WHAT TO DO:
Nothing outside the range is to be copied. From the entries below, reproduce exactly the lines starting at the one with "Write a component" and ending at the one with "CartesianGrid, Legend, LabelList", without pictures.

DATA ROWS:

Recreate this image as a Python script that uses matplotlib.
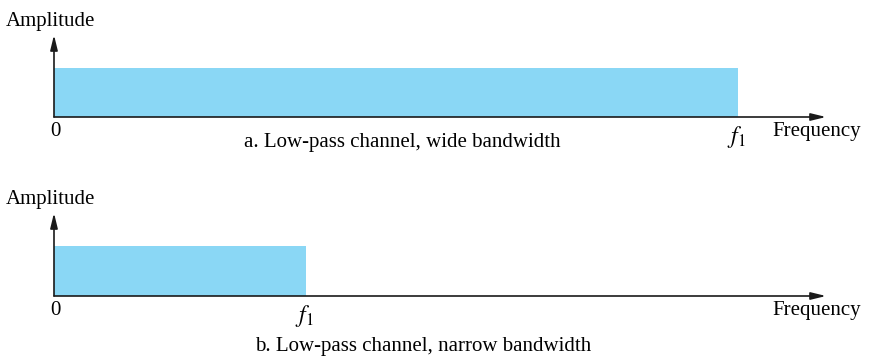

==

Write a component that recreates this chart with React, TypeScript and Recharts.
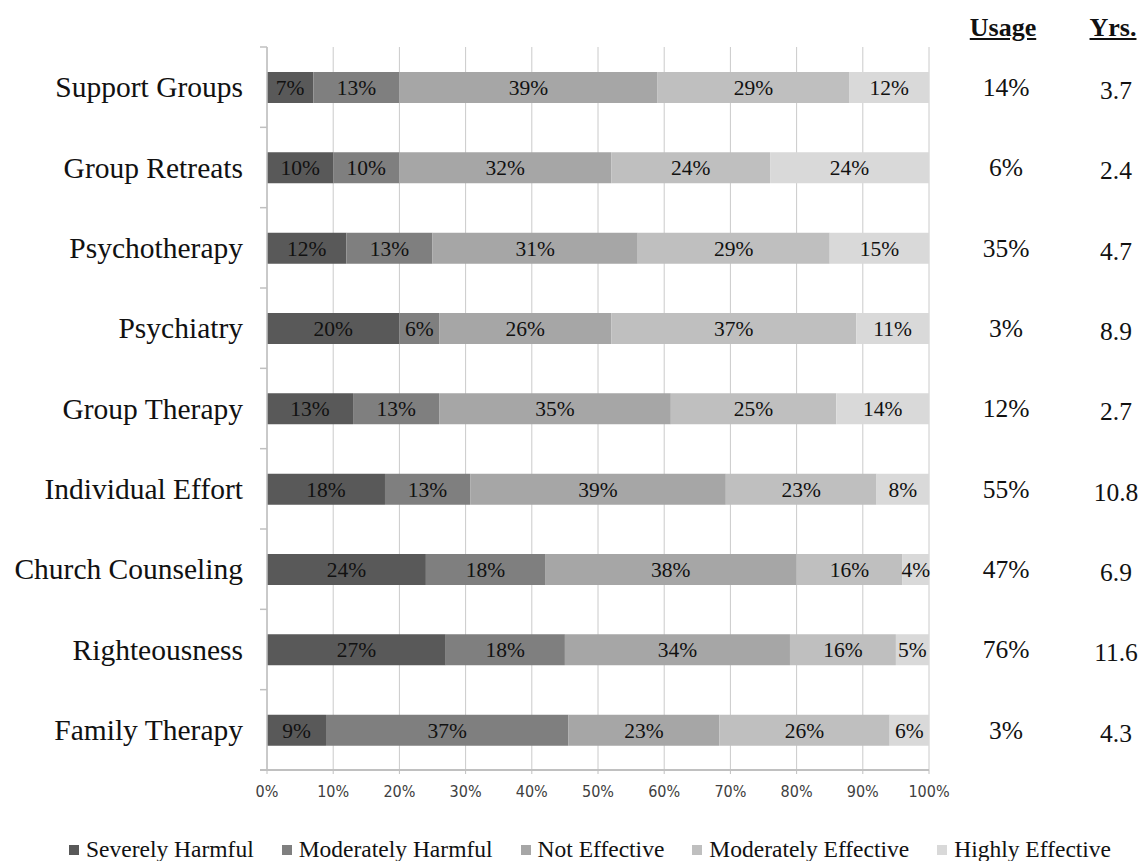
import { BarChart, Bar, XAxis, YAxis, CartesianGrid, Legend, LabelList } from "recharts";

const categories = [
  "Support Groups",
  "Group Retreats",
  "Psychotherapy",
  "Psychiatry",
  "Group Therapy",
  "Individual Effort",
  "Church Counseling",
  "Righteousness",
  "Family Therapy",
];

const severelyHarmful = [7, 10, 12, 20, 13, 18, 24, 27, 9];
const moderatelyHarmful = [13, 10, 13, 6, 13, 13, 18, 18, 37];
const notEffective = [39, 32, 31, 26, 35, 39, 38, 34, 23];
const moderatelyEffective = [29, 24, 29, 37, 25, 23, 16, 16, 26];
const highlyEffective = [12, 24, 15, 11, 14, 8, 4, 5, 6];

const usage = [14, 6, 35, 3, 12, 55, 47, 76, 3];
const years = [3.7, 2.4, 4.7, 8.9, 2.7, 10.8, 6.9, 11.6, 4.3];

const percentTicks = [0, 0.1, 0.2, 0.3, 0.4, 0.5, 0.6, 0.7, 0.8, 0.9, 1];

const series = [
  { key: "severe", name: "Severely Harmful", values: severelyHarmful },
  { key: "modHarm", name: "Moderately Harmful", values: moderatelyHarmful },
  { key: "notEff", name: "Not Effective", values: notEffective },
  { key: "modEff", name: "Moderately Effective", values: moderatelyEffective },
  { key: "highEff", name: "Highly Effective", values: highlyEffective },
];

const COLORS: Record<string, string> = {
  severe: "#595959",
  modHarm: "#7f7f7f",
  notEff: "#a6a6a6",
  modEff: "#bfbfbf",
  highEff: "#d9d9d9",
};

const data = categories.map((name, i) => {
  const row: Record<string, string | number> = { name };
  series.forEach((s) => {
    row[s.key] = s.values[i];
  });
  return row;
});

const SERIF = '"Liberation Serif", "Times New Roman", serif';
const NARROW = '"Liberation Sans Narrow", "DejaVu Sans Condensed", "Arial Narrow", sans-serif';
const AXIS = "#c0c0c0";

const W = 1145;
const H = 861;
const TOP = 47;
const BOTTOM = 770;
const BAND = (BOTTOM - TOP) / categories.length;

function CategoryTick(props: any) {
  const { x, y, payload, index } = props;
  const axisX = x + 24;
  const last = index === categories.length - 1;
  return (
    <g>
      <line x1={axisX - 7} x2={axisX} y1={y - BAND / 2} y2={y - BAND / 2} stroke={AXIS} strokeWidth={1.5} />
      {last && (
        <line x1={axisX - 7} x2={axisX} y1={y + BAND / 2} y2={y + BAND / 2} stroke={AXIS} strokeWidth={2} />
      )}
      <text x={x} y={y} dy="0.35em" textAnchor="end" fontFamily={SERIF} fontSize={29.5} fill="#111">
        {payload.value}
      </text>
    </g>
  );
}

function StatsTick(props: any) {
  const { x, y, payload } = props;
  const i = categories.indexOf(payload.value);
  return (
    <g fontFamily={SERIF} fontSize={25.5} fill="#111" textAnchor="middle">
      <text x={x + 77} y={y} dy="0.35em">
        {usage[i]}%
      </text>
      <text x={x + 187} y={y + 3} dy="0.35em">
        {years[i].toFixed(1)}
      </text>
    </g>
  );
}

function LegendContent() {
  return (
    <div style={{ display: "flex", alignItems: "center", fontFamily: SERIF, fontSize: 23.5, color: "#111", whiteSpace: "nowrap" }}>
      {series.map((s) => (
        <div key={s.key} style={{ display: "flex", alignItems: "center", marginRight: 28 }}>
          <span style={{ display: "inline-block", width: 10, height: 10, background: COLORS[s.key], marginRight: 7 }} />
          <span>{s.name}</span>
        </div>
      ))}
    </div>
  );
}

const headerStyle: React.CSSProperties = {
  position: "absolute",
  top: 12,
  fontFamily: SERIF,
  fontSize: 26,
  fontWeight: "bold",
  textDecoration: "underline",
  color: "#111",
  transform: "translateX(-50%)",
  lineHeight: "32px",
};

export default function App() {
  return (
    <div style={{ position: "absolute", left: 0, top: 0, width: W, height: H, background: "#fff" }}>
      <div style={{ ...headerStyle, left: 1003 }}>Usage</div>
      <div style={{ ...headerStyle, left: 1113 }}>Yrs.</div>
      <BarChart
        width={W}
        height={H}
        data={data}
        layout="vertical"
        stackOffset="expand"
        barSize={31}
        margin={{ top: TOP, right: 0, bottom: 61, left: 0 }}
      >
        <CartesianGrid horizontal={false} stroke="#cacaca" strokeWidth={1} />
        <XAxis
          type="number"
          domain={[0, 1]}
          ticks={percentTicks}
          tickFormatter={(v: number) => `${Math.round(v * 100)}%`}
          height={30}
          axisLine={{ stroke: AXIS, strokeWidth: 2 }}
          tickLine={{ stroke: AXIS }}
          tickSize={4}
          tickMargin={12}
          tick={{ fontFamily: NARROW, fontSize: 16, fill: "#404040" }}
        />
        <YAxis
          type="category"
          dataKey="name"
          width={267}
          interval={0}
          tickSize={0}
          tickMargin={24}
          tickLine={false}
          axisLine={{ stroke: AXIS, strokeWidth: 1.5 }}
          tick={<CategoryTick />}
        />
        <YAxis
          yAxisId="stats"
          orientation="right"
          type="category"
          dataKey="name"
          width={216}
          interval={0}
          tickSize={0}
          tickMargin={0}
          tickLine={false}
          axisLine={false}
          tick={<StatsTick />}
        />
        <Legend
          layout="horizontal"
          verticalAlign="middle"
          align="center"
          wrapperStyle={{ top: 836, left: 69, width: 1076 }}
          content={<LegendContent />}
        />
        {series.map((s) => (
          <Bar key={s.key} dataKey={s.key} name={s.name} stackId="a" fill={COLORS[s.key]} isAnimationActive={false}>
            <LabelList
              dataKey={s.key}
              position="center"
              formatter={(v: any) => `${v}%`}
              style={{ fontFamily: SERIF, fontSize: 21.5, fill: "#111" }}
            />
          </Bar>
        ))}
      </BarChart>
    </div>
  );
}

--

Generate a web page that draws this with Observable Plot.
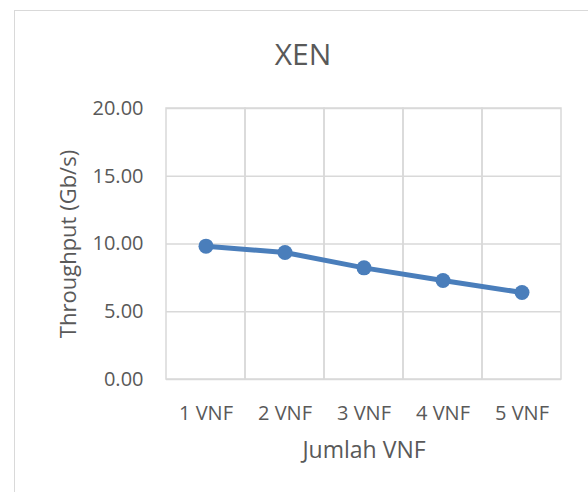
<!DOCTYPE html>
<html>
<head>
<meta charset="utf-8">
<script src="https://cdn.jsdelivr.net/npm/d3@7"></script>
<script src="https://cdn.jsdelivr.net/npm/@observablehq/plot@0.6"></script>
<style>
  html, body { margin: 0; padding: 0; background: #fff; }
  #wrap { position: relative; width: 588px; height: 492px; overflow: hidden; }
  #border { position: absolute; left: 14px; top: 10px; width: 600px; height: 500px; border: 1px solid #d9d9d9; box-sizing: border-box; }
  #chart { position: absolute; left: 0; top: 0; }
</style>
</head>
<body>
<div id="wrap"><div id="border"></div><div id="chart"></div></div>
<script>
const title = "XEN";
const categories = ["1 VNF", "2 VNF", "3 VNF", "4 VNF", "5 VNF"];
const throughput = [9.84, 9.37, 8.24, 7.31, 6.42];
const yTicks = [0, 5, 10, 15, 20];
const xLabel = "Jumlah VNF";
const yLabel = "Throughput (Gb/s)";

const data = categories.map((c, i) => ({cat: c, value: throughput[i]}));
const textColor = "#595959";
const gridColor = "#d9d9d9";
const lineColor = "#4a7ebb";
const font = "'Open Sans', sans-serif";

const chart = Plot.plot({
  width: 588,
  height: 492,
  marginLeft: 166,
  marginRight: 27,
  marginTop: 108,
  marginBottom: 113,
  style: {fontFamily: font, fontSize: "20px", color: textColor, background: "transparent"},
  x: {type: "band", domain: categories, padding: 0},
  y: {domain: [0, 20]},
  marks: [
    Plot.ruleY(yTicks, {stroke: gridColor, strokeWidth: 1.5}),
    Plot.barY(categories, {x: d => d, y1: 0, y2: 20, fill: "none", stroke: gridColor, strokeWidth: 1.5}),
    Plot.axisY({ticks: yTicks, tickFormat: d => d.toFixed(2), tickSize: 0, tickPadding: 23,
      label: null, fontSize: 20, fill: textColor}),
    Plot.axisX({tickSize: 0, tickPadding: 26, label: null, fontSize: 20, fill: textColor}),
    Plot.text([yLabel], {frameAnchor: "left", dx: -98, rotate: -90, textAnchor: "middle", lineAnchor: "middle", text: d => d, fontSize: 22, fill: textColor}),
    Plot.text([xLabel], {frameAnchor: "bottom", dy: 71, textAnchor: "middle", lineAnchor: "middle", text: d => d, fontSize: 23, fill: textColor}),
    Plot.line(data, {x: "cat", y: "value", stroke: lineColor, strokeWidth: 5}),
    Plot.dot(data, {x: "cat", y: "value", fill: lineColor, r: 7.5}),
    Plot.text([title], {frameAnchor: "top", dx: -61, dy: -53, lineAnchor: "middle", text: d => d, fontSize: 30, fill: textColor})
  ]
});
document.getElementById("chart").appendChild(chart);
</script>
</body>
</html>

EXERCISE OUTPUT:
Write a component that recreates this chart with React, TypeScript and Recharts.
import { BarChart, Bar, XAxis, YAxis, CartesianGrid, Legend, LabelList } from "recharts";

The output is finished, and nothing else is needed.